Suggested by historian Jill Zahniser and modeled, in part, on the work of Elizabeth Crawford on British suffragists, the project was started in 2015 with an eye toward completion by the 100th anniversary of the Nineteenth Amendment to the United States Constitution. The listings were drawn from a database of women arrested at a White House protest, African-American women who had published writing on the topic of suffrage, names unearthed through original research during the course of the first biographical investigations, and 2,700 names drawn from volume six of The History of Woman Suffrage (1922). The original goal circa 2017 of approximately 3,200 biographies was exceeded by 500 as of 2023.

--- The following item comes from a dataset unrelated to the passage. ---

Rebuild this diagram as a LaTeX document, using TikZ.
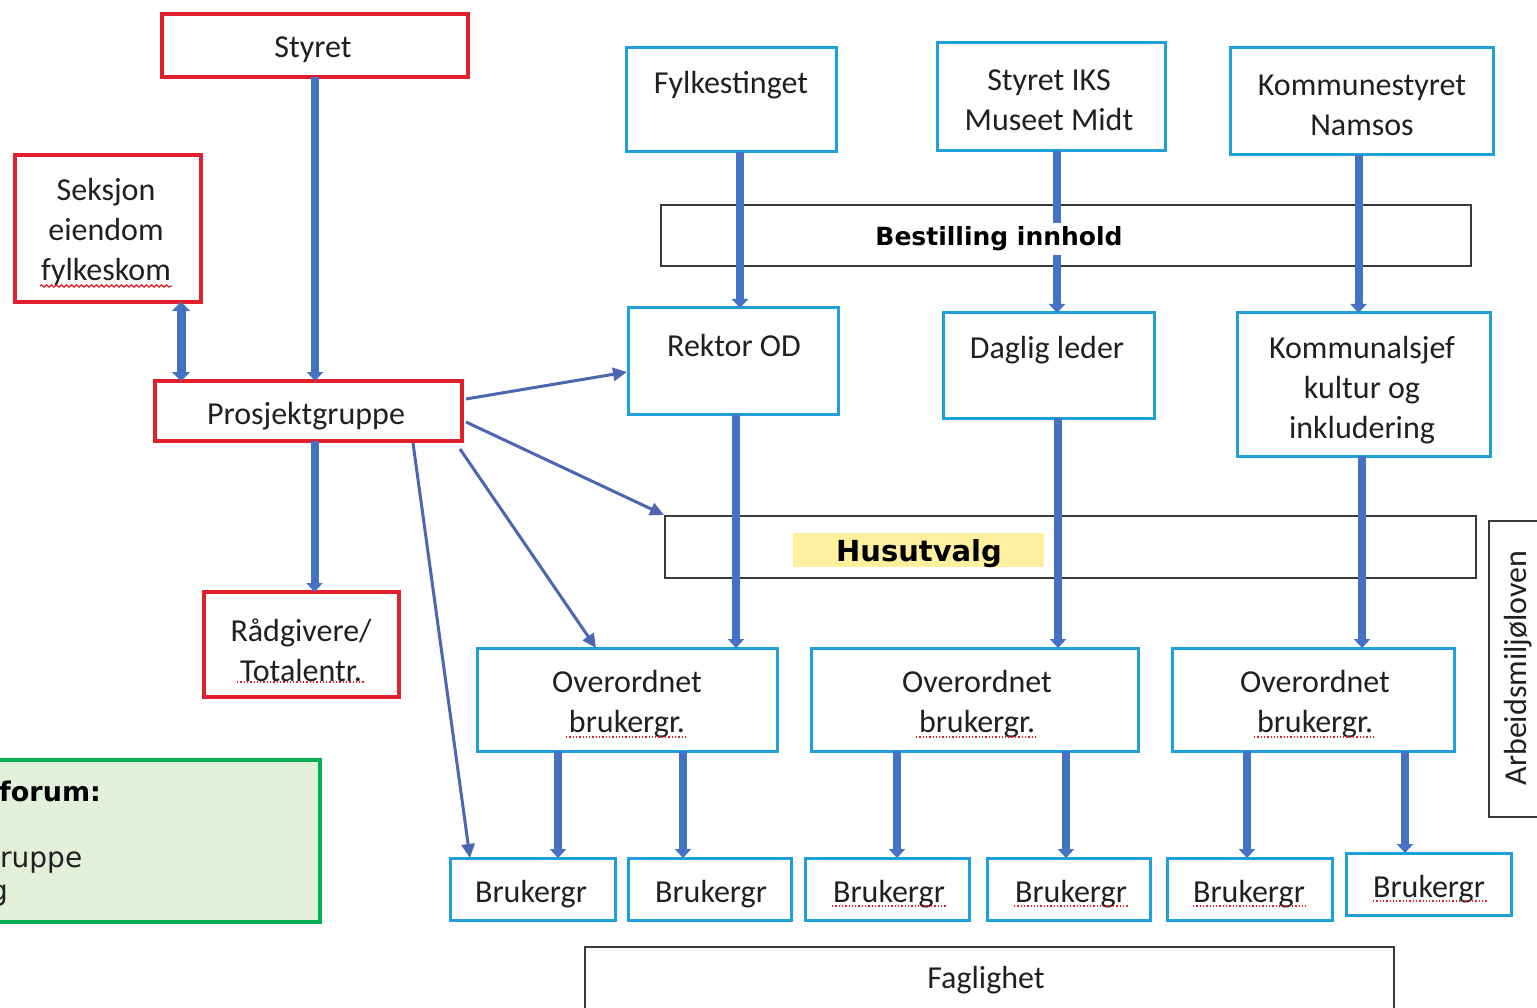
\documentclass[tikz,border=0pt]{standalone}
\usepackage{fontspec}
\setmainfont{Carlito}
\newfontfamily\dvs{DejaVu Sans}
\usetikzlibrary{arrows.meta,calc,decorations.pathmorphing}
\definecolor{redb}{HTML}{E2202B}
\definecolor{cyanb}{HTML}{1FA0DC}
\definecolor{arrowb}{HTML}{4472C4}
\definecolor{thinb}{HTML}{4A67B0}
\definecolor{greenb}{HTML}{00B050}
\definecolor{greenf}{HTML}{E2F0D9}
\definecolor{yel}{HTML}{FFF0A0}
\definecolor{greyb}{HTML}{3A3A3A}
\definecolor{txtc}{HTML}{202020}
\newcommand\bx[6]{\node[#2,minimum width={#5-#3},minimum height={#6-#4}] (#1) at ({(#3+#5)/2},{(#4+#6)/2}) {};}
\begin{document}
\begin{tikzpicture}[x=1pt,y=-1pt,
  redbox/.style={draw=redb,line width=4pt,fill=white,inner sep=0pt,outer sep=0pt},
  cyanbox/.style={draw=cyanb,line width=3pt,fill=white,inner sep=0pt,outer sep=0pt},
  blackbox/.style={draw=greyb,line width=2.5pt,inner sep=0pt,outer sep=0pt},
  greenbox/.style={draw=greenb,fill=greenf,line width=4pt,inner sep=0pt,outer sep=0pt},
  t/.style={font=\fontsize{32}{40}\selectfont,text=txtc,align=center,inner sep=0pt,yshift=-3pt},
  bt/.style={font=\dvs\bfseries\fontsize{25}{30}\selectfont,text=black,inner sep=0pt,yshift=-3pt},
  big/.style={draw=arrowb,line width=8pt,-{Triangle[width=16pt,length=9pt]}},
  bigboth/.style={draw=arrowb,line width=9pt,{Triangle[width=18pt,length=9pt]}-{Triangle[width=18pt,length=9pt]}},
  thin/.style={draw=thinb,line width=3pt,-{Triangle[width=13pt,length=14pt]}},
  squig/.style={draw=redb,line width=1.3pt,dotted}
]
\useasboundingbox (0,0) rectangle (1537,1008);
\clip (0,0) rectangle (1537,1008);
\fill[white] (0,0) rectangle (1537,1008);

% outline-only boxes (lines pass over them)
\bx{bes}{blackbox}{661}{205}{1471}{266}
\bx{hus}{blackbox}{665}{516}{1476}{578}
\fill[yel] (793,533) rectangle (1044,567);
\bx{fag}{blackbox}{585}{947}{1394}{1015}
\bx{arb}{blackbox}{1489}{521}{1560}{817}

% left (red) boxes
\bx{st}{redbox}{162}{14}{468}{77}
\bx{sek}{redbox}{15}{155}{201}{302}
\bx{pro}{redbox}{155}{381}{462}{441}
\bx{rad}{redbox}{204}{592}{399}{697}
\bx{grn}{greenbox}{-20}{760}{320}{922}

% cyan boxes
\bx{fyl}{cyanbox}{626}{48}{836}{152}
\bx{iks}{cyanbox}{937}{43}{1165}{151}
\bx{kst}{cyanbox}{1230}{48}{1493}{155}
\bx{rek}{cyanbox}{628}{308}{838}{414}
\bx{dag}{cyanbox}{943}{313}{1154}{418}
\bx{kom}{cyanbox}{1237}{313}{1490}{456}
\bx{ov1}{cyanbox}{477}{648}{777}{751}
\bx{ov2}{cyanbox}{811}{648}{1138}{751}
\bx{ov3}{cyanbox}{1172}{648}{1454}{751}
\bx{bg1}{cyanbox}{450}{858}{615}{920}
\bx{bg2}{cyanbox}{628}{858}{791}{920}
\bx{bg3}{cyanbox}{805}{858}{969}{920}
\bx{bg4}{cyanbox}{987}{858}{1150}{920}
\bx{bg5}{cyanbox}{1167}{858}{1332}{920}
\bx{bg6}{cyanbox}{1346}{853}{1511}{915}

% thick connectors
\draw[big] (st.south) coordinate (a0) -- (a0 |- pro.north);
\draw[bigboth] ($(sek.south east)+(-20,0)$) coordinate (a1) -- (a1 |- pro.north);
\draw[big] ($(pro.south)+(6,0)$) coordinate (a2) -- (a2 |- rad.north);
\draw[big] ($(fyl.south)+(9,0)$) coordinate (a3) -- (a3 |- rek.north);
\draw[big] ($(iks.south)+(6,0)$) coordinate (a4) -- (a4 |- dag.north);
\draw[big] ($(kst.south)+(-3,0)$) coordinate (a5) -- (a5 |- kom.north);
\draw[big] ($(rek.south)+(3,0)$) coordinate (a6) -- (a6 |- ov1.north);
\draw[big] ($(dag.south)+(9.5,0)$) coordinate (a7) -- (a7 |- ov2.north);
\draw[big] ($(kom.south)+(-1.5,0)$) coordinate (a8) -- (a8 |- ov3.north);
\draw[big] ($(ov1.south)+(-69,0)$) coordinate (b1) -- (b1 |- bg1.north);
\draw[big] ($(ov1.south)+(56,0)$) coordinate (b2) -- (b2 |- bg2.north);
\draw[big] ($(ov2.south)+(-77.5,0)$) coordinate (b3) -- (b3 |- bg3.north);
\draw[big] ($(ov2.south)+(91.5,0)$) coordinate (b4) -- (b4 |- bg4.north);
\draw[big] ($(ov3.south)+(-66,0)$) coordinate (b5) -- (b5 |- bg5.north);
\draw[big] ($(ov3.south)+(92,0)$) coordinate (b6) -- (b6 |- bg6.north);

% thin connectors from Prosjektgruppe
\draw[thin] ($(pro.east)+(4,-12)$) -- ($(rek.west)+(-1,11)$);
\draw[thin] ($(pro.east)+(4,11)$) -- ($(hus.north west)+(-1,-1)$);
\draw[thin] ($(pro.south east)+(-2,8)$) -- ($(ov1.north)+(-31,0)$);
\draw[thin] ($(pro.south east)+(-49,2)$) -- ($(bg1.north west)+(20,0)$);

% texts
\node[t] (stT) at (313,47) {Styret};
\node[t] (sekT) at (106,229) {Seksjon\\eiendom\\fylkeskom};
\node[t] (proT) at (306,413) {Prosjektgruppe};
\node[t] (radT) at (301,647) {Rådgivere/\\Totalentr.};
\node[t] (fylT) at (731,82) {Fylkestinget};
\node[t] (iksT) at (1049,97) {Styret IKS\\Museet Midt};
\node[t] (kstT) at (1362,102) {Kommunestyret\\Namsos};
\node[t] (rekT) at (734,343) {Rektor OD};
\node[t] (dagT) at (1047,347) {Daglig leder};
\node[t] (komT) at (1362,387) {Kommunalsjef\\kultur og\\inkludering};
\node[t] (ov1T) at (627,701) {Overordnet\\brukergr.};
\node[t] (ov2T) at (977,701) {Overordnet\\brukergr.};
\node[t] (ov3T) at (1315,701) {Overordnet\\brukergr.};
\node[t] (bg1T) at (531,891) {Brukergr};
\node[t] (bg2T) at (711,891) {Brukergr};
\node[t] (bg3T) at (889,891) {Brukergr};
\node[t] (bg4T) at (1071,891) {Brukergr};
\node[t] (bg5T) at (1249,891) {Brukergr};
\node[t] (bg6T) at (1429,886) {Brukergr};
\node[t] (fagT) at (986,977) {Faglighet};
\node[t,rotate=90,yshift=3pt,xshift=3pt] (arbT) at (1521,668) {Arbeidsmiljøloven};
\node[bt,fill=white,inner sep=4pt] (besT) at (999,236) {Bestilling innhold};
\node[bt,font=\dvs\bfseries\fontsize{29}{34}\selectfont] (husT) at (919,551) {Husutvalg};
\node[bt,font=\dvs\bfseries\fontsize{27}{34}\selectfont,anchor=west,yshift=3pt] (grn1) at (-1,791) {forum:};
\node[t,font=\dvs\fontsize{28}{34}\selectfont,anchor=west] (grn2) at (0,860) {ruppe};
\node[t,font=\dvs\fontsize{28}{34}\selectfont,anchor=west] (grn3) at (-10,893) {g};

% spell-check underlines
\draw[draw=redb,line width=1.2pt,decorate,decoration={snake,amplitude=1.2pt,segment length=5pt}] (40,286) -- (172,286);
\draw[squig] (237,682) -- (365,682);
\draw[squig] (566,737) -- (686,737);
\draw[squig] (916,737) -- (1036,737);
\draw[squig] (1254,737) -- (1375,737);
\draw[squig] (832,906) -- (946,906);
\draw[squig] (1014,906) -- (1128,906);
\draw[squig] (1193,906) -- (1306,906);
\draw[squig] (1373,901) -- (1487,901);
\end{tikzpicture}
\end{document}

Publication began in 2017 and was largely complete as of December 2022, with further supplements published roughly every six months. There are 72 (originally 99) outstanding names—dubbed the Impossibles—from the histories of women's suffrage in the United States that the researchers have not been able to conclusively identify.

As one Rhode Island historian and project state coordinator put it, "Dublin and Sklar designed the project as a work of social history, meaning that the entries would focus on the ordinary, and usually unknown, members of the movement, instead of celebrated leaders such as Susan B. Anthony, Elizabeth Cady Stanton, or Alice Paul." Volunteer contributors have included professors, teachers, school administrators, librarians, community members, local historians, high school students, undergrads, graduate students, and genealogists. Faculty at Rosemont in Pennsylvania included creation of biographies for the Dictionary as coursework: "Students in historical research methods were each assigned two suffragists with an option to take on a third biography. Honors students in the history of gender were assigned three biographies. One student participated in both courses and thus completed six biographies. Graduate student Katherine Pettine not only edited the biographies but completed six of her own." A high school class in Massachusetts, and faculty and undergraduate students from Rhode Island College were among the contributors of biographies for suffragists from the Ocean State. A University of Delaware academic and students "found additional black women suffragists in Wilmington" and those names and biographies were added to the database.

Comparison of the biographies of the three main groups of suffragists found that the NWP-affiliated activists were generally younger and newer to political work. Black activists were generally also involved in broader "racial uplift" projects and most had long histories of involvement with the black women's club movement. New York-based NAWSA members, overwhelmingly white, had an average of 16 years of political or community involvement.